## Task requirements:
Omit every picture and return the rest of the data unaltered.

## Provided data:
^^^^

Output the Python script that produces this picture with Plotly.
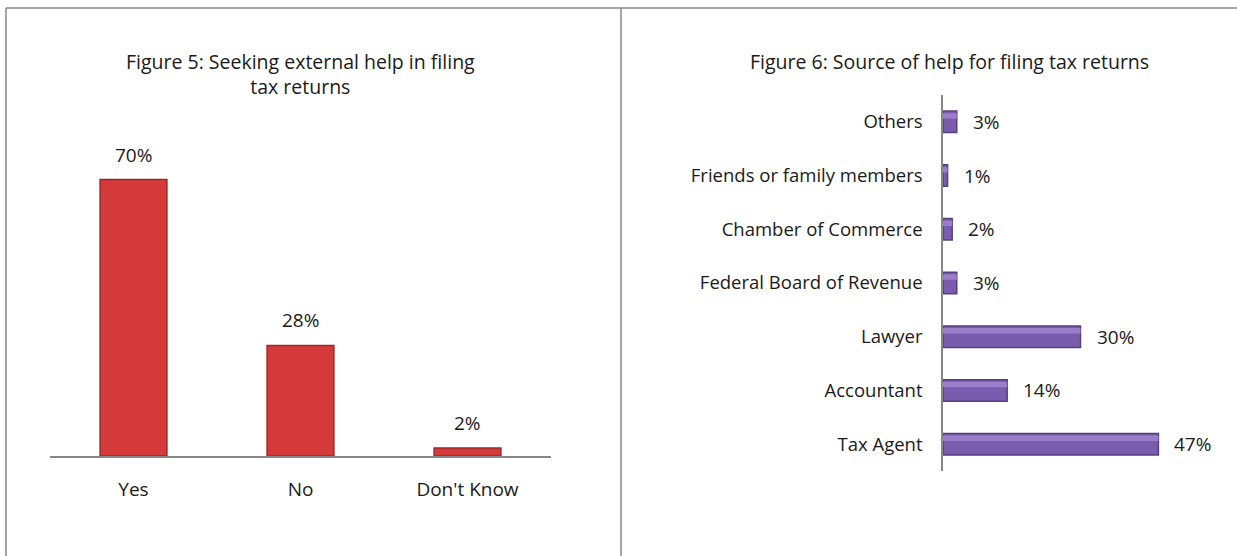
import plotly.graph_objects as go

W, H = 1237, 556

# Figure 5 data
help_cats = ["Yes", "No", "Don't Know"]
help_vals = [70, 28, 2]

# Figure 6 data (bottom to top)
source_cats = ["Tax Agent", "Accountant", "Lawyer", "Federal Board of Revenue",
               "Chamber of Commerce", "Friends or family members", "Others"]
source_vals = [47, 14, 30, 3, 2, 1, 3]

FONT = "Open Sans"
GREY = "#878787"
INK = "#1a1a1a"


def px(x):
    return x / W


def py(y):
    return 1 - y / H


fig = go.Figure()

# red columns
fig.add_trace(go.Bar(
    x=help_cats, y=help_vals, width=0.4,
    marker=dict(color="#D43A3A", line=dict(color="#9E2626", width=1.5)),
    xaxis="x", yaxis="y", hoverinfo="skip",
))

# purple bars with a soft highlight along the upper edge
fig.add_trace(go.Bar(
    y=source_cats, x=source_vals, orientation="h", width=0.4,
    marker=dict(color="#7A5CAE", line=dict(color="#54407C", width=1.5)),
    xaxis="x2", yaxis="y2", hoverinfo="skip",
))
fig.add_trace(go.Bar(
    y=source_cats, x=source_vals, orientation="h", width=0.1, offset=0.06,
    marker=dict(color="#9A7ECC", line=dict(width=0)),
    xaxis="x2", yaxis="y2", hoverinfo="skip",
))

annotations = []
for c, v in zip(help_cats, help_vals):
    annotations.append(dict(
        x=c, y=v, xref="x", yref="y", text=f"{v}%", showarrow=False,
        yanchor="bottom", yshift=10, font=dict(family=FONT, size=19, color=INK),
    ))
for c, v in zip(source_cats, source_vals):
    annotations.append(dict(
        x=v, y=c, xref="x2", yref="y2", text=f"{v}%", showarrow=False,
        xanchor="left", xshift=14, font=dict(family=FONT, size=19, color=INK),
    ))

annotations.append(dict(
    x=px(300), y=py(74), xref="paper", yref="paper", showarrow=False,
    text="Figure 5: Seeking external help in filing<br>tax returns",
    font=dict(family=FONT, size=19.5, color=INK), xanchor="center", yanchor="middle",
))
annotations.append(dict(
    x=px(950), y=py(62), xref="paper", yref="paper", showarrow=False,
    text="Figure 6: Source of help for filing tax returns",
    font=dict(family=FONT, size=19.5, color=INK), xanchor="center", yanchor="middle",
))

# panel frames
line = dict(color=GREY, width=1.5)
shapes = [
    dict(type="line", xref="paper", yref="paper", x0=px(6), x1=1, y0=py(8), y1=py(8), line=line),
    dict(type="line", xref="paper", yref="paper", x0=px(6), x1=px(6), y0=py(8), y1=0, line=line),
    dict(type="line", xref="paper", yref="paper", x0=px(621), x1=px(621), y0=py(8), y1=0, line=line),
]

fig.update_layout(
    width=W, height=H, margin=dict(l=0, r=0, t=0, b=0),
    paper_bgcolor="white", plot_bgcolor="white", showlegend=False, barmode="overlay",
    font=dict(family=FONT, size=19, color=INK),
    xaxis=dict(domain=[px(50), px(551)], range=[-0.5, 2.5], showgrid=False, zeroline=False,
               showline=True, linecolor=GREY, linewidth=1.5, ticks="", ticklabelstandoff=15,
               tickfont=dict(family=FONT, size=19, color=INK)),
    yaxis=dict(domain=[py(456), py(140)], range=[0, 80], visible=False),
    xaxis2=dict(domain=[px(943), px(1218)], range=[0, 60], visible=False, anchor="y2"),
    yaxis2=dict(domain=[py(471), py(95)], range=[-0.5, 6.5], anchor="x2", showgrid=False,
                zeroline=False, showline=True, linecolor=GREY, linewidth=1.5, ticks="",
                ticklabelstandoff=15, tickfont=dict(family=FONT, size=18.5, color=INK)),
    annotations=annotations, shapes=shapes,
)

fig.write_html("out.html")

^^^^

## Final result:
Output the Python script that produces this picture with Plotly.
import plotly.graph_objects as go

W, H = 1237, 556

# Figure 5 data
help_cats = ["Yes", "No", "Don't Know"]
help_vals = [70, 28, 2]

# Figure 6 data (bottom to top)
source_cats = ["Tax Agent", "Accountant", "Lawyer", "Federal Board of Revenue",
               "Chamber of Commerce", "Friends or family members", "Others"]
source_vals = [47, 14, 30, 3, 2, 1, 3]

FONT = "Open Sans"
GREY = "#878787"
INK = "#1a1a1a"


def px(x):
    return x / W


def py(y):
    return 1 - y / H


fig = go.Figure()

# red columns
fig.add_trace(go.Bar(
    x=help_cats, y=help_vals, width=0.4,
    marker=dict(color="#D43A3A", line=dict(color="#9E2626", width=1.5)),
    xaxis="x", yaxis="y", hoverinfo="skip",
))

# purple bars with a soft highlight along the upper edge
fig.add_trace(go.Bar(
    y=source_cats, x=source_vals, orientation="h", width=0.4,
    marker=dict(color="#7A5CAE", line=dict(color="#54407C", width=1.5)),
    xaxis="x2", yaxis="y2", hoverinfo="skip",
))
fig.add_trace(go.Bar(
    y=source_cats, x=source_vals, orientation="h", width=0.1, offset=0.06,
    marker=dict(color="#9A7ECC", line=dict(width=0)),
    xaxis="x2", yaxis="y2", hoverinfo="skip",
))

annotations = []
for c, v in zip(help_cats, help_vals):
    annotations.append(dict(
        x=c, y=v, xref="x", yref="y", text=f"{v}%", showarrow=False,
        yanchor="bottom", yshift=10, font=dict(family=FONT, size=19, color=INK),
    ))
for c, v in zip(source_cats, source_vals):
    annotations.append(dict(
        x=v, y=c, xref="x2", yref="y2", text=f"{v}%", showarrow=False,
        xanchor="left", xshift=14, font=dict(family=FONT, size=19, color=INK),
    ))

annotations.append(dict(
    x=px(300), y=py(74), xref="paper", yref="paper", showarrow=False,
    text="Figure 5: Seeking external help in filing<br>tax returns",
    font=dict(family=FONT, size=19.5, color=INK), xanchor="center", yanchor="middle",
))
annotations.append(dict(
    x=px(950), y=py(62), xref="paper", yref="paper", showarrow=False,
    text="Figure 6: Source of help for filing tax returns",
    font=dict(family=FONT, size=19.5, color=INK), xanchor="center", yanchor="middle",
))

# panel frames
line = dict(color=GREY, width=1.5)
shapes = [
    dict(type="line", xref="paper", yref="paper", x0=px(6), x1=1, y0=py(8), y1=py(8), line=line),
    dict(type="line", xref="paper", yref="paper", x0=px(6), x1=px(6), y0=py(8), y1=0, line=line),
    dict(type="line", xref="paper", yref="paper", x0=px(621), x1=px(621), y0=py(8), y1=0, line=line),
]

fig.update_layout(
    width=W, height=H, margin=dict(l=0, r=0, t=0, b=0),
    paper_bgcolor="white", plot_bgcolor="white", showlegend=False, barmode="overlay",
    font=dict(family=FONT, size=19, color=INK),
    xaxis=dict(domain=[px(50), px(551)], range=[-0.5, 2.5], showgrid=False, zeroline=False,
               showline=True, linecolor=GREY, linewidth=1.5, ticks="", ticklabelstandoff=15,
               tickfont=dict(family=FONT, size=19, color=INK)),
    yaxis=dict(domain=[py(456), py(140)], range=[0, 80], visible=False),
    xaxis2=dict(domain=[px(943), px(1218)], range=[0, 60], visible=False, anchor="y2"),
    yaxis2=dict(domain=[py(471), py(95)], range=[-0.5, 6.5], anchor="x2", showgrid=False,
                zeroline=False, showline=True, linecolor=GREY, linewidth=1.5, ticks="",
                ticklabelstandoff=15, tickfont=dict(family=FONT, size=18.5, color=INK)),
    annotations=annotations, shapes=shapes,
)

fig.write_html("out.html")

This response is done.